Corregidor: Remembering the Fight for Philippine Independence
Today, 12 June 2014, is the 116th Anniversary of the Philippine Declaration of Independence. On this occasion, I remember a field trip two years ago to the historic island of Corregidor in Manila Bay. My kids and I joined the students and teachers of Bright Young Minds Learning Center in a hands-on history lesson that also became a fun day out.
I am Filipino, and I have lived in the Philippines for most of my life. But this trip in 2012 is the first time I went to Corregidor. I’m glad that my children were able to experience Corregidor in their youth and only a few months after we had moved back to the Philippines from Singapore.
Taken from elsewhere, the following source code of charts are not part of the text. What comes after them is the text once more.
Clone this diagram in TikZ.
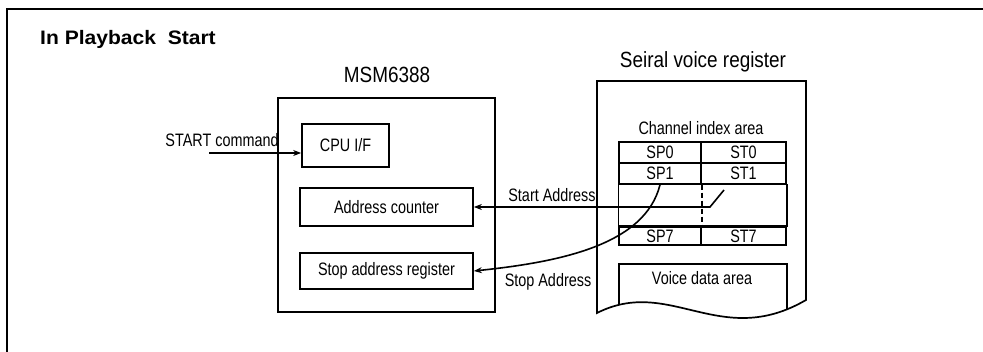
\documentclass[tikz,border=0pt]{standalone}
\usepackage{fontspec}
\setmainfont{Liberation Sans}
\newfontfamily\lblfont[FakeStretch=0.8]{Liberation Sans}
\newfontfamily\headfont[FakeStretch=0.86]{Liberation Sans}
\newfontfamily\titlefont[FakeStretch=1.08]{Liberation Sans}
\usetikzlibrary{arrows.meta}

\begin{document}
\begin{tikzpicture}[x=1pt,y=-1pt,
  blk/.style={draw,line width=1.7pt,inner sep=0pt,font=\lblfont\fontsize{18}{20}\selectfont},
  cell/.style={blk,line width=1.5pt},
  lbl/.style={inner sep=0pt,anchor=base,font=\lblfont\fontsize{18}{20}\selectfont},
  head/.style={inner sep=0pt,anchor=base,font=\headfont\fontsize{22}{26}\selectfont},
  arr/.style={line width=1.6pt,-{Stealth[length=8pt,width=6pt]}}]
\useasboundingbox (0,0) rectangle (983,352);
% frame and title
\draw[line width=2.2pt] (983,9) -- (7,9) -- (7,352);
\node[inner sep=0pt,anchor=base west,font=\titlefont\bfseries\fontsize{19.5}{22}\selectfont] (title) at (40,45) {In Playback~ Start};

% MSM6388 side
\node[head] (msmlbl) at (387,83) {MSM6388};
\node[draw,line width=1.7pt,minimum width=217,minimum height=214] (msm) at (386.5,205) {};
\node[blk,minimum width=87,minimum height=43] (cpu) at (345.5,145.5) {CPU I/F};
\node[blk,minimum width=173,minimum height=38] (adrcnt) at (386.5,207) {Address counter};
\node[blk,minimum width=173,minimum height=36] (stopreg) at (386.5,271) {Stop address register};
\node[lbl] (startcmd) at (222,147) {START command};
\coordinate (cmdin) at (209,153);
\draw[arr] (cmdin) -- (cmdin -| cpu.west);

% serial voice register
\node[head] (svrlbl) at (703,68) {Seiral voice register};
\begin{scope}
  \clip (597,313) .. controls (670,276) and (720,350) .. (806,300) -- (806,81) -- (597,81) -- cycle;
  \draw[line width=1.5pt] (619,330) -- (619,264) -- (787,264) -- (787,330);
\end{scope}
\draw[line width=1.7pt] (597,313) .. controls (670,276) and (720,350) .. (806,300) -- (806,81) -- (597,81) -- cycle;
\node[lbl] (chidx) at (701,135) {Channel index area};
\foreach \n/\y/\h in {0/152.5/21,1/173.5/21,7/236/18}{
  \node[cell,minimum width=82,minimum height=\h] (sp\n) at (660,\y) {SP\n};
  \node[cell,minimum width=85,minimum height=\h] (st\n) at (743.5,\y) {ST\n};
}
\draw[line width=1.5pt] (sp1.south west) rectangle (st7.north east);
\draw[line width=1.5pt,dash pattern=on 5pt off 3pt] (sp1.south east) -- (sp7.north east);
\node[lbl] (voice) at (702,285) {Voice data area};

% address transfers
\coordinate (knee) at (710,207);
\coordinate (slashtop) at (724,190);
\draw[arr] (slashtop) -- (knee) -- (adrcnt.east);
\draw[arr] (sp1.south) .. controls (645,245) and (560,262) .. (stopreg.east);
\node[lbl] (startadr) at (552,202) {Start Address};
\node[lbl] (stopadr) at (548,287) {Stop Address};
\end{tikzpicture}
\end{document}
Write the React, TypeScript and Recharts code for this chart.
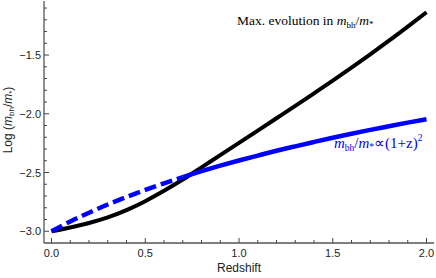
import React from 'react'
import { LineChart, Line, XAxis, YAxis } from 'recharts'

// redshift grid and the two curves
const redshift = [0, 0.1, 0.2, 0.3, 0.4, 0.5, 0.6, 0.7, 0.8, 0.9, 1.0, 1.1, 1.2, 1.3, 1.4, 1.5, 1.6, 1.7, 1.8, 1.9, 2.0]
const maxEvolution = [
  -3.0, -2.968, -2.93, -2.882, -2.82, -2.744, -2.656, -2.56, -2.456, -2.352, -2.248,
  -2.143, -2.038, -1.933, -1.826, -1.718, -1.607, -1.494, -1.378, -1.258, -1.136,
]
const powerLaw = [
  -3.0, -2.917, -2.842, -2.772, -2.708, -2.648, -2.592, -2.539, -2.489, -2.442, -2.398,
  -2.356, -2.315, -2.277, -2.24, -2.204, -2.17, -2.137, -2.106, -2.075, -2.046,
]
const dashedUpTo = 0.7

const xTicks = [0, 0.1, 0.2, 0.3, 0.4, 0.5, 0.6, 0.7, 0.8, 0.9, 1.0, 1.1, 1.2, 1.3, 1.4, 1.5, 1.6, 1.7, 1.8, 1.9, 2.0]
const yTicks = [-3.0, -2.9, -2.8, -2.7, -2.6, -2.5, -2.4, -2.3, -2.2, -2.1, -2.0, -1.9, -1.8, -1.7, -1.6, -1.5, -1.4, -1.3, -1.2, -1.1]

const data = redshift.map((z, i) => ({
  z,
  black: maxEvolution[i],
  blueDash: z <= dashedUpTo + 1e-9 ? powerLaw[i] : null,
  blueSolid: z >= dashedUpTo - 1e-9 ? powerLaw[i] : null,
}))

const isMajor = (v: number) => Math.abs(v * 2 - Math.round(v * 2)) < 1e-6
const fmt = (v: number) => v.toFixed(1).replace('-', '\u2212')

const tickFont = { fontFamily: 'Liberation Sans, Arial, sans-serif', fontSize: 11, fill: '#222' }

const LeftTick = ({ x, y, payload }: any) => {
  const major = isMajor(payload.value)
  return (
    <g>
      <line x1={x} x2={x + (major ? 5 : 3)} y1={y} y2={y} stroke="#444" strokeWidth={1} />
      {major && (
        <text x={x - 3} y={y + 4} textAnchor="end" {...tickFont}>
          {fmt(payload.value)}
        </text>
      )}
    </g>
  )
}

const BottomTick = ({ x, y, payload }: any) => {
  const major = isMajor(payload.value)
  return (
    <g>
      <line x1={x} x2={x} y1={y} y2={y - (major ? 5 : 3)} stroke="#444" strokeWidth={1} />
      {major && (
        <text x={x} y={y + 14} textAnchor="middle" {...tickFont}>
          {fmt(payload.value)}
        </text>
      )}
    </g>
  )
}

const RightTick = ({ x, y }: any) => (
  <line x1={x} x2={x - 2} y1={y} y2={y} stroke="#666" strokeWidth={1} />
)

const serif = 'Liberation Serif, Times New Roman, serif'
const sans = 'Liberation Sans, Arial, sans-serif'

export default function App() {
  return (
    <div style={{ position: 'absolute', left: 0, top: 0, width: 436, height: 278, background: '#fff' }}>
      <LineChart width={436} height={278} data={data} margin={{ top: 1, right: 2, left: 0, bottom: 0 }}>
        <XAxis
          dataKey="z"
          type="number"
          domain={[-0.04, 2.04]}
          ticks={xTicks}
          interval={0}
          height={35}
          tickSize={0}
          tickMargin={0}
          tickLine={false}
          tick={BottomTick}
          axisLine={{ stroke: '#555', strokeWidth: 1.3 }}
        />
        <XAxis
          xAxisId="top"
          orientation="top"
          dataKey="z"
          type="number"
          domain={[-0.04, 2.04]}
          height={0}
          tick={false}
          tickLine={false}
          axisLine={{ stroke: '#888', strokeWidth: 2 }}
        />
        <YAxis
          type="number"
          domain={[-3.1, -1.04]}
          ticks={yTicks}
          interval={0}
          width={44}
          tickSize={0}
          tickMargin={0}
          tickLine={false}
          tick={LeftTick}
          axisLine={{ stroke: '#555', strokeWidth: 1.3 }}
        />
        <YAxis
          yAxisId="right"
          orientation="right"
          type="number"
          domain={[-3.1, -1.04]}
          ticks={yTicks}
          interval={0}
          width={0}
          tickSize={0}
          tickMargin={0}
          tickLine={false}
          tick={RightTick}
          axisLine={{ stroke: '#888', strokeWidth: 2 }}
        />
        <Line
          dataKey="black"
          type="monotone"
          stroke="#000"
          strokeWidth={4}
          dot={false}
          isAnimationActive={false}
        />
        <Line
          dataKey="blueDash"
          type="monotone"
          stroke="#0000ff"
          strokeWidth={4.5}
          strokeDasharray="12 5"
          dot={false}
          connectNulls={false}
          isAnimationActive={false}
        />
        <Line
          dataKey="blueSolid"
          type="monotone"
          stroke="#0000ff"
          strokeWidth={4.5}
          dot={false}
          connectNulls={false}
          isAnimationActive={false}
        />
      </LineChart>
      <svg
        width={436}
        height={278}
        style={{ position: 'absolute', left: 0, top: 0, pointerEvents: 'none' }}
      >
        <text x={237} y={25} fontFamily={serif} fontSize={13.5} fill="#000">
          Max. evolution in <tspan fontStyle="italic">m</tspan>
          <tspan fontSize={9} dy={3}>bh</tspan>
          <tspan dy={-3}>/</tspan>
          <tspan fontStyle="italic">m</tspan>
          <tspan fontSize={9} dy={2}>*</tspan>
        </text>
        <text x={334} y={148} fontFamily={serif} fontSize={15} fill="#0000ff">
          <tspan fontStyle="italic">m</tspan>
          <tspan fontSize={9.5} dy={3}>bh</tspan>
          <tspan dy={-3}>/</tspan>
          <tspan fontStyle="italic">m</tspan>
          <tspan fontSize={9.5} dy={2}>*</tspan>
          <tspan dy={-2}>{'\u221D(1+z)'}</tspan>
          <tspan fontSize={9.5} dy={-7}>2</tspan>
        </text>
        <text x={239} y={272} textAnchor="middle" fontFamily={sans} fontSize={12} fill="#222">
          Redshift
        </text>
        <text
          x={0}
          y={0}
          transform="translate(12,120) rotate(-90)"
          textAnchor="middle"
          fontFamily={sans}
          fontSize={12}
          fill="#222"
        >
          Log (<tspan fontStyle="italic">m</tspan>
          <tspan fontSize={8} dy={2}>bh</tspan>
          <tspan dy={-2}>/</tspan>
          <tspan fontStyle="italic">m</tspan>
          <tspan fontSize={8} dy={2}>*</tspan>
          <tspan dy={-2}>)</tspan>
        </text>
      </svg>
    </div>
  )
}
We took a one-hour ferry ride from Manila Bay to the island. On the island, we moved from place to place on a tram (which is especially great considering the heat and humidity). We saw old barracks and artillery. We went up an old lighthouse. We saw many memorials for the many who died in war, e.g. the Pacific War Memorial, various memorials for fallen Filipino, American and Japanese soldiers, the memorial for the Filipino Woman. We walked through the Malinta Tunnel, and watched audio-visual presentations of the history of Corregidor, including how the American and Filipino soldiers lived and died in the tunnel. Our tour ended in the museum, where we saw war memorabilia, including guns and other weapons, plane models, coins, letters and photos.
To relax after a half-day tour, we had a picnic lunch by the beach. Thankfully, there were enough sun and sea breeze to make it a fun and pleasant way to end our day in Corregidor.
My children and I might not remember the dates, names and details of our Corregidor tour. But we do remember that the Philippines wasn’t always a free country. We remember that war is a terrible thing that ravages lives and nature. We remember that our freedom is something Filipinos and our allies have fought and died for.